Un élu de l’AfD est accusé d’avoir touché de l’argent de la Russie
Selon un média tchèque, le parlementaire fédéral aurait perçu de l’argent par un réseau de propagande russe avant d’accorder un entretien. L’affaire intervient dans un contexte déjà tendu pour le parti d’extrême droite
Il y a encore quelques jours, Petr Bystron était méconnu du grand public allemand. Cela vient de changer. Depuis le 3 avril, cet élu fédéral, membre du parti d’extrême droite Alternative pour l’Allemagne (AfD) et numéro deux sur la liste de ce même parti aux élections européennes du 9 juin, est soupçonné d’avoir perçu de l’argent de la Russie.
L’information a été révélée par le journal tchèque Denik N, qui cite des sources ministérielles et évoque une rémunération pour une interview donnée au média prorusse Voice of Europe. Fin mars, les services de renseignement de République tchèque avaient mis à jour un vaste réseau de propagande dirigé et financé par la Russie. Pierre angulaire de ce réseau et basé à Prague, Voice of Europe a depuis été mis à l’arrêt.

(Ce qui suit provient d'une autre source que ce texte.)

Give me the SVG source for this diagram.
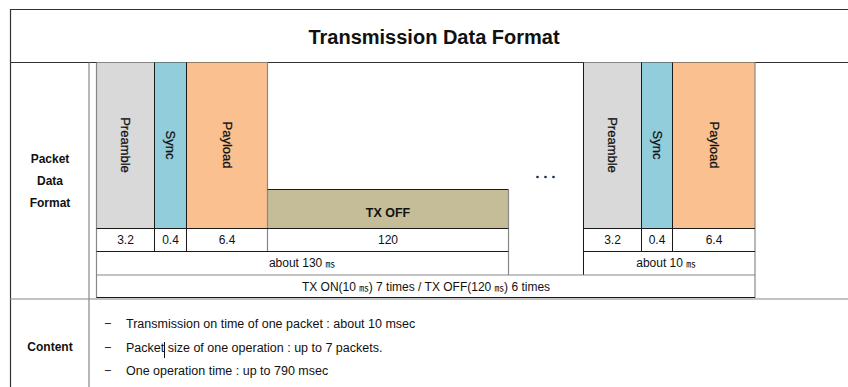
<svg xmlns="http://www.w3.org/2000/svg" width="848" height="387" viewBox="0 0 848 387">
  <style>
    text { font-family: "Liberation Sans", Arial, "Noto Sans CJK KR", sans-serif; fill: #111; }
    .title { font-size: 20px; font-weight: bold; text-anchor: middle; }
    .head { font-size: 12px; font-weight: bold; text-anchor: middle; }
    .lbl { font-size: 13px; text-anchor: middle; dominant-baseline: central; stroke: #111; stroke-width: 0.25; }
    .num { font-size: 12px; text-anchor: middle; }
    .body { font-size: 12.5px; }
    .ms { font-family: "Noto Sans CJK KR", sans-serif; font-size: 9.5px; }
    .frame { stroke: #333; stroke-width: 1.2; fill: none; }
    .grid { stroke: #888; stroke-width: 1.2; fill: none; }
    .edge { stroke: #1a1a1a; stroke-width: 1; fill: none; }
    .pre { fill: #d9d9d9; }
    .sync { fill: #92cddc; }
    .pay { fill: #fac090; }
    .off { fill: #c4bd97; }
  </style>

  <!-- outer table frame -->
  <g id="table-frame">
    <line class="frame" x1="10" y1="9.5" x2="848" y2="9.5"/>
    <line class="frame" x1="10.5" y1="9" x2="10.5" y2="387"/>
    <line class="frame" x1="10" y1="62.5" x2="848" y2="62.5"/>
    <line class="grid" x1="89" y1="62.5" x2="89" y2="387"/>
    <line class="grid" x1="10" y1="299" x2="848" y2="299"/>
  </g>

  <g id="title">
    <text class="title" x="434" y="44">Transmission Data Format</text>
  </g>

  <g id="row-head-packet">
    <text class="head" x="50" y="163">Packet</text>
    <text class="head" x="50" y="185">Data</text>
    <text class="head" x="50" y="207">Format</text>
  </g>

  <!-- first packet -->
  <g id="packet-1">
    <rect class="pre" x="97" y="62.5" width="57.5" height="166"/>
    <rect class="sync" x="154.5" y="62.5" width="32" height="166"/>
    <rect class="pay" x="186.5" y="62.5" width="81" height="166"/>
    <text class="lbl" transform="translate(125.5,145) rotate(90)">Preamble</text>
    <text class="lbl" transform="translate(170.5,145) rotate(90)">Sync</text>
    <text class="lbl" transform="translate(227,145) rotate(90)">Payload</text>
  </g>

  <g id="tx-off">
    <rect class="off" x="267.5" y="189.5" width="241" height="39"/>
    <text class="head" x="388" y="216.5" style="font-size:12.5px">TX OFF</text>
  </g>

  <!-- repeated packet -->
  <g id="packet-n">
    <rect class="pre" x="583.5" y="62.5" width="58" height="166"/>
    <rect class="sync" x="641.5" y="62.5" width="31" height="166"/>
    <rect class="pay" x="672.5" y="62.5" width="82.5" height="166"/>
    <text class="lbl" transform="translate(612.5,145) rotate(90)">Preamble</text>
    <text class="lbl" transform="translate(657,145) rotate(90)">Sync</text>
    <text class="lbl" transform="translate(714,145) rotate(90)">Payload</text>
  </g>

  <g id="ellipsis">
    <circle cx="537.5" cy="177" r="1.3" fill="#1a2a4a"/>
    <circle cx="545.5" cy="177" r="1.3" fill="#1a2a4a"/>
    <circle cx="553.5" cy="177" r="1.3" fill="#1a2a4a"/>
  </g>

  <!-- cell borders of the timing table -->
  <g id="connectors">
    <line class="grid" x1="96.5" y1="62.5" x2="96.5" y2="298"/>
    <line class="edge" x1="154.5" y1="62.5" x2="154.5" y2="251.5"/>
    <line class="edge" x1="186.5" y1="62.5" x2="186.5" y2="251.5"/>
    <line class="grid" x1="267.5" y1="62.5" x2="267.5" y2="251.5"/>
    <line class="edge" x1="267.5" y1="189.5" x2="508.5" y2="189.5"/>
    <line class="grid" x1="508.5" y1="189.5" x2="508.5" y2="275"/>
    <line class="edge" x1="96.5" y1="228.5" x2="508.5" y2="228.5"/>
    <line class="edge" x1="96.5" y1="251.5" x2="508.5" y2="251.5"/>
    <line class="edge" x1="583.5" y1="62.5" x2="583.5" y2="275"/>
    <line class="edge" x1="641.5" y1="62.5" x2="641.5" y2="251.5"/>
    <line class="edge" x1="672.5" y1="62.5" x2="672.5" y2="251.5"/>
    <line class="grid" x1="755" y1="62.5" x2="755" y2="298"/>
    <line class="edge" x1="583.5" y1="228.5" x2="755" y2="228.5"/>
    <line class="edge" x1="583.5" y1="251.5" x2="755" y2="251.5"/>
    <line class="grid" x1="96.5" y1="275" x2="755" y2="275"/>
    <line class="edge" x1="96.5" y1="297.5" x2="755" y2="297.5"/>
  </g>

  <g id="timings">
    <text class="num" x="125.5" y="244">3.2</text>
    <text class="num" x="170.5" y="244">0.4</text>
    <text class="num" x="227" y="244">6.4</text>
    <text class="num" x="388" y="244">120</text>
    <text class="num" x="612.5" y="244">3.2</text>
    <text class="num" x="657" y="244">0.4</text>
    <text class="num" x="714" y="244">6.4</text>
    <text class="num" x="302" y="267">about 130 <tspan class="ms">㎳</tspan></text>
    <text class="num" x="666" y="267">about 10 <tspan class="ms">㎳</tspan></text>
    <text class="num" x="426" y="291">TX ON(10 <tspan class="ms">㎳</tspan>) 7 times / TX OFF(120 <tspan class="ms">㎳</tspan>) 6 times</text>
  </g>

  <g id="row-head-content">
    <text class="head" x="50" y="351">Content</text>
  </g>

  <g id="content">
    <text class="body" x="104" y="328">−</text>
    <text class="body" x="126" y="328">Transmission on time of one packet : about 10 msec</text>
    <text class="body" x="104" y="352">−</text>
    <text class="body" x="126" y="352">Packet size of one operation : up to 7 packets.</text>
    <line x1="164.5" y1="342" x2="164.5" y2="358" stroke="#111" stroke-width="1"/>
    <text class="body" x="104" y="375">−</text>
    <text class="body" x="126" y="375">One operation time : up to 790 msec</text>
  </g>
</svg>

«Tous ceux qui s’engagent pour la paix et contre la poursuite de la guerre en Ukraine sont diffamés comme étant des agents russes» PETR BYSTRON, DÉPUTÉ ALLEMAND
«Le sommet de l’iceberg»
Petr Bystron ne serait pas le seul concerné. Les autorités tchèques évoquent plusieurs centaines de milliers d’euros versés à des eurodéputés français, belges, hongrois, néerlandais et polonais. «Je suis persuadée que ce que nous savons actuellement n’est que le sommet de l’iceberg», commentait vendredi la vice-présidente du Parlement européen, Vera Jourova.
Déjà affaiblie par les révélations d’une réunion secrète en novembre entre certains de ses représentants et des membres de la Mouvance identitaire, la direction de l’AfD se montre mal à l’aise face à ce nouveau scandale. Ses deux coprésidents ont adressé un ultimatum à Petr Bystron pour s’expliquer et évoqueront son cas ce lundi.
Quant à la tête de liste de l’AfD aux européennes, Maximilian Krah, il a déconseillé à son collègue de faire campagne, le temps que cette affaire soit éclaircie.
Voyages tous frais payés en Russie
L’intéressé, lui, rejette les accusations. Dans une lettre, il explique n’avoir «à aucun moment reçu de paiements en espèces ou en cryptomonnaies» de la part de ce réseau d’information et estime que «tous ceux qui s’engagent pour la paix et contre la poursuite de la guerre en Ukraine sont diffamés comme étant des agents russes». Détenteur de la double nationalité allemande et tchèque, Petr Bystron ne s’étonne pas que cette «campagne de diffamation» provienne du chef du gouvernement de Prague, «l’un des plus fervents partisans de la poursuite de la guerre en Ukraine».
Contrairement au parti d’extrême droite français Rassemblement national, qui avait contracté plusieurs prêts auprès d’une banque russe dans les années 2010, aucune preuve de financement, légal ou illégal, par la Russie n’a à ce jour été établie concernant l’AfD. Cette affaire pourrait donc être une première. «Certains liens sont depuis longtemps peu clairs», note le politologue Kai Arzheimer de l’Université de Mayence. «Des personnalités de l’AfD sont régulièrement invitées en Russie, leurs voyages sont payés. Il y a certainement des avantages financiers pour certains membres», relève cet expert au Temps.
Risques d’espionnage
Sur le front idéologique, en revanche, les liens ne sont plus à démontrer, même si une minorité au sein de l’AfD soutient l’Ukraine. En 2013, lors de sa fondation, l’AfD n’était pas spécifiquement pro-russe, mais tout a changé avec l’invasion de la Crimée, puis avec le remplacement des fondateurs libéraux du parti par des personnalités plus radicales et, enfin, avec l’invasion de l’Ukraine en 2022. Se présentant comme le parti de la paix, l’AfD prône l’arrêt des livraisons d’armes à Kiev, la reprise des livraisons de gaz russe et la levée des sanctions contre la Russie qui, selon elle, défavorisent l’économie allemande.
«L’un des éléments clés est aussi une certaine admiration pour Poutine et son leadership autoritaire», constate Kai Arzheimer, qui note aussi des points communs «sur le rejet des droits des minorités en général et de l’égalité hommes-femmes».
Porte-voix indiscutable de la Russie en Allemagne, l’AfD est aussi de plus en plus perçue comme un facteur de risque en termes d’espionnage au profit du Kremlin. Pour preuve, les liens entretenus par un membre du parti et un agent double poursuivi par la justice berlinoise pour divulgation d’informations à Moscou. Autant dire qu’à trois mois des élections européennes, l’AfD se serait bien passée d’un nouveau scandale.